- **Work to do**:
Transcribe each line of the material as it is, and drop any picture.

--- Information supplied ---

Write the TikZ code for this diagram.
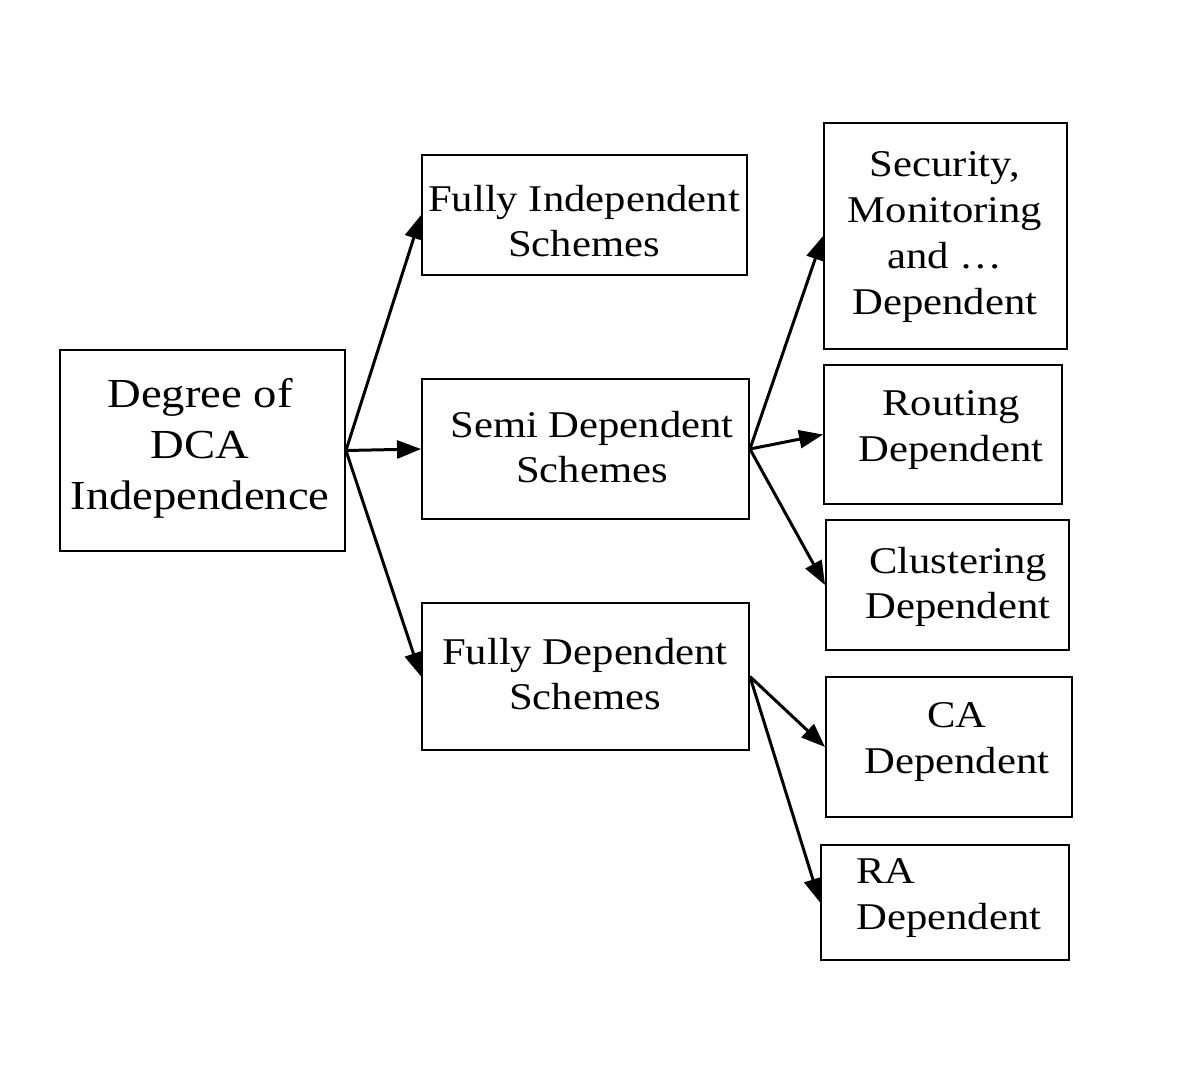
\documentclass[tikz,border=0pt]{standalone}
\usepackage{fontspec}
\setmainfont[FakeStretch=1.13]{Liberation Serif}
\usetikzlibrary{arrows.meta}
\begin{document}
\begin{tikzpicture}[x=0.02cm,y=-0.02cm,
  box/.style={draw,line width=1.1pt,inner sep=0pt},
  txt/.style={align=center,font=\fontsize{21.5}{26}\selectfont,inner sep=0pt},
  arr/.style={line width=1.7pt,-{Triangle[length=0.48cm,width=0.36cm]}}]
\useasboundingbox (0,0) rectangle (1200,1065);
\node[box,minimum width=5.7cm,minimum height=4.02cm] (deg) at (202.5,450.5) {};
\node[box,minimum width=6.5cm,minimum height=2.4cm] (fi) at (584.5,215) {};
\node[box,minimum width=6.54cm,minimum height=2.8cm] (semi) at (585.5,449) {};
\node[box,minimum width=6.54cm,minimum height=2.94cm] (fd) at (585.5,676.5) {};
\node[box,minimum width=4.86cm,minimum height=4.52cm] (sec) at (945.5,236) {};
\node[box,minimum width=4.76cm,minimum height=2.78cm] (rout) at (943,434.5) {};
\node[box,minimum width=4.86cm,minimum height=2.6cm] (clus) at (947.5,585) {};
\node[box,minimum width=4.92cm,minimum height=2.8cm] (ca) at (949,747) {};
\node[box,minimum width=4.96cm,minimum height=2.3cm] (ra) at (945,902.5) {};

\node[txt,font=\fontsize{23.5}{29}\selectfont] (tdeg) at (200,448) {Degree of\\DCA\\Independence};
\node[txt] (tfi) at (584,221) {Fully Independent\\Schemes};
\node[txt] (tsemi) at (592,447) {Semi Dependent\\Schemes};
\node[txt] (tfd) at (585,674) {Fully Dependent\\Schemes};
\node[txt] (tsec) at (945,237) {Security,\\Monitoring\\and \dots\\Dependent};
\node[txt] (trout) at (951,430) {Routing\\Dependent};
\node[txt] (tclus) at (958,587) {Clustering\\Dependent};
\node[txt] (tca) at (957,742) {CA\\Dependent};
\node[txt,align=left,anchor=west] (tra) at (856,898) {RA\\Dependent};

\draw[arr] (deg.east) -- (fi.west);
\draw[arr] (deg.east) -- (semi.west);
\draw[arr] (deg.east) -- (fd.west);
\draw[arr] (semi.east) -- (sec.west);
\draw[arr] (semi.east) -- (rout.west);
\draw[arr] (semi.east) -- (clus.west);
\draw[arr] (fd.east) -- (ca.west);
\draw[arr] (fd.east) -- (ra.west);
\end{tikzpicture}
\end{document}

---

- **Solution to this exercise**:
Write the TikZ code for this diagram.
\documentclass[tikz,border=0pt]{standalone}
\usepackage{fontspec}
\setmainfont[FakeStretch=1.13]{Liberation Serif}
\usetikzlibrary{arrows.meta}
\begin{document}
\begin{tikzpicture}[x=0.02cm,y=-0.02cm,
  box/.style={draw,line width=1.1pt,inner sep=0pt},
  txt/.style={align=center,font=\fontsize{21.5}{26}\selectfont,inner sep=0pt},
  arr/.style={line width=1.7pt,-{Triangle[length=0.48cm,width=0.36cm]}}]
\useasboundingbox (0,0) rectangle (1200,1065);
\node[box,minimum width=5.7cm,minimum height=4.02cm] (deg) at (202.5,450.5) {};
\node[box,minimum width=6.5cm,minimum height=2.4cm] (fi) at (584.5,215) {};
\node[box,minimum width=6.54cm,minimum height=2.8cm] (semi) at (585.5,449) {};
\node[box,minimum width=6.54cm,minimum height=2.94cm] (fd) at (585.5,676.5) {};
\node[box,minimum width=4.86cm,minimum height=4.52cm] (sec) at (945.5,236) {};
\node[box,minimum width=4.76cm,minimum height=2.78cm] (rout) at (943,434.5) {};
\node[box,minimum width=4.86cm,minimum height=2.6cm] (clus) at (947.5,585) {};
\node[box,minimum width=4.92cm,minimum height=2.8cm] (ca) at (949,747) {};
\node[box,minimum width=4.96cm,minimum height=2.3cm] (ra) at (945,902.5) {};

\node[txt,font=\fontsize{23.5}{29}\selectfont] (tdeg) at (200,448) {Degree of\\DCA\\Independence};
\node[txt] (tfi) at (584,221) {Fully Independent\\Schemes};
\node[txt] (tsemi) at (592,447) {Semi Dependent\\Schemes};
\node[txt] (tfd) at (585,674) {Fully Dependent\\Schemes};
\node[txt] (tsec) at (945,237) {Security,\\Monitoring\\and \dots\\Dependent};
\node[txt] (trout) at (951,430) {Routing\\Dependent};
\node[txt] (tclus) at (958,587) {Clustering\\Dependent};
\node[txt] (tca) at (957,742) {CA\\Dependent};
\node[txt,align=left,anchor=west] (tra) at (856,898) {RA\\Dependent};

\draw[arr] (deg.east) -- (fi.west);
\draw[arr] (deg.east) -- (semi.west);
\draw[arr] (deg.east) -- (fd.west);
\draw[arr] (semi.east) -- (sec.west);
\draw[arr] (semi.east) -- (rout.west);
\draw[arr] (semi.east) -- (clus.west);
\draw[arr] (fd.east) -- (ca.west);
\draw[arr] (fd.east) -- (ra.west);
\end{tikzpicture}
\end{document}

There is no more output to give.